We have an 11 week old V puppy named Maple. She is definitely exhibiting textbook V puppy behavior. She is either super sweet, trying to crawl in your skin or conversely biting, barking, whining, the whole nine. We are slightly at odds with how to address this behavior. Over exhaustion/stimulation definitely makes matters worse, but this behavior is not solely limited to these times. For instance this morning she tried to bite me when I went to picked her up, a characteristic she has only recently developed. Furthermore even if she is exhausted we find it unacceptable for her to be biting us and or other people. 

On to the barking. When we were prepping her food this morning she began to bark at us. She has also whined, yelped, and or nipped if she is seeking our attention for pretty much anything. We are aware they are a vocal breed, but the barking is persistent, sharp, and assertive- not standard sweet V talking.

We don't find any of these behavior acceptable and would like to nip them in the butt ASAP. We've read about the spray bottle technique but are curious about any other suggestions. 

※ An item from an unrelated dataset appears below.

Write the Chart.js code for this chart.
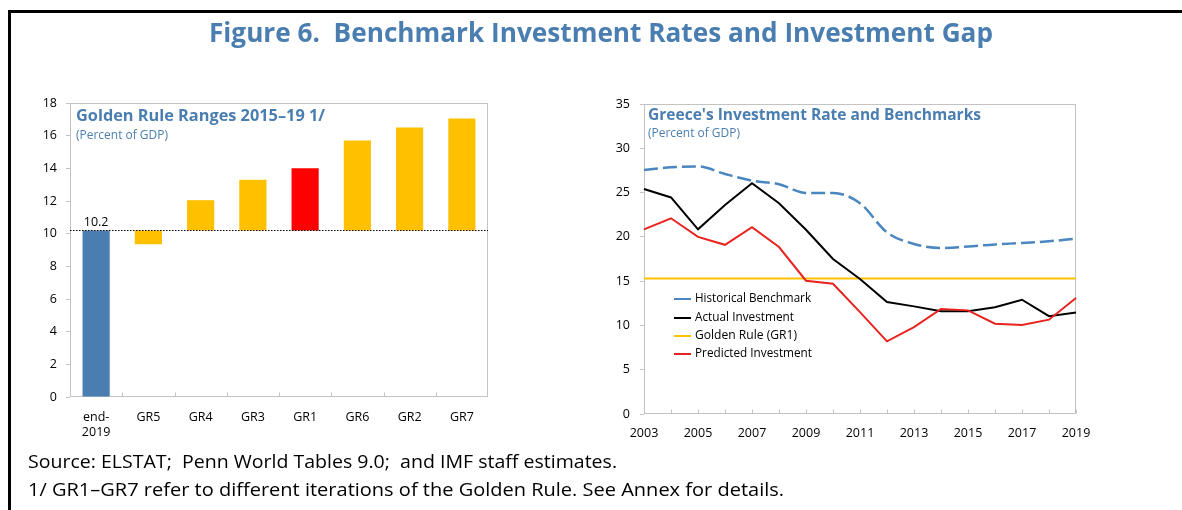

On a different topic she is quite hand shy, not liking when people try to pet her with their palm up. Is this normal? Do you allow people to pet her with treats, in the interest of having her to realize they are not threatening or do we need to take an easier approach due to her sensitivity? My only concern is that she doesn't always want treats. Other than during a play session how can we make experiences enjoyable that she is not fond of? 

Warm Regards, 
Mike, Paige, and Maple


----------



## Laxdog (Aug 15, 2017)

I hate to say it but I think biting, barking and whining just are inherent puppy behaviors. We have a 5 month old now and while past most of what you mentioned we are dealing with the joys of jumping and pulling everything off the counters when our backs are turned. 

I?m no expert but what worked for us in terms of barking was figuring out what he wanted and NOT doing it until he stopped. We experienced your food example and how we managed to deal with it was put the food bowl on the counter out of reach and not let him eat until he was quiet. It only took a few tries until he was silent while we scooped his food. Whining can be tackled in a similar manner. We have had the most success by avoiding shushing him or telling him quiet but instead just completely ignoring him. Exercise and mental stimulation help as well.

In terms of biting I feel like it?s something you just have to wait out for the most part, just have constant toys on hand to shove in its mouth and redirect her. Again exercise and metal stimulation help alleviate this but an over tired pup is also a biter, so it?s all about finding the right balance. Also if you are vocal about it hurting with a yelp or an ow! You can help your puppy realize you don?t like it. Lastly, ignoring and walking away from your biting pup can be effective to teach them you don?t like it and are not playing if they bite. 

I?ve heard to use a spray bottle as well but I?d personally advise against it as you are not teaching proper behavior as much as you are teaching them to fear a spray bottle. Some dogs may catch on and only behave when the bottle is present. 

Lastly, our young pup hated most store treats and dog foods but he has grown less picky with age. Still tho to peak his interest we give him cooked plain chicken as treats whenever we are out of the house or learning a new command. Cooking chicken can be a pain but it?s cheaper than most treats and has been a godsend in teaching reliable recall

I forgot to mention that in terms of head petting my old family lab has never liked it much, he tolerates it but prefers a back rub. I think it?s just her preference and you will be able to teach her to tolerate it with time but she?ll still prefer you pet her elsewhere. Nothing to worry about, it?s just her preference. I would try to get her tolerant of it tho as most strangers will attempt a head pet, often without asking you first.


----------



## texasred (Jan 29, 2012)

You need to keep in mind 85-90% of training a puppy is through positive reward.
That only leaves 10-15% of the training as neutral, or unpleasant to them. 
If you find you are getting on to her more, than you are praising her. You need to take a step back, and rethink the way your training.
Praise everything she does right, and she will start doing more things right. That alone will lead to having to correct her less. 
Don't get me wrong, I do correct my puppies. And I do have a spray water bottle. But that is a very small part of their training 

I haven't seen a puppy be hand shy with its own family, unless they were made hand shy by someone in that family.
Is it strangers that she is like this with, or everyone?


----------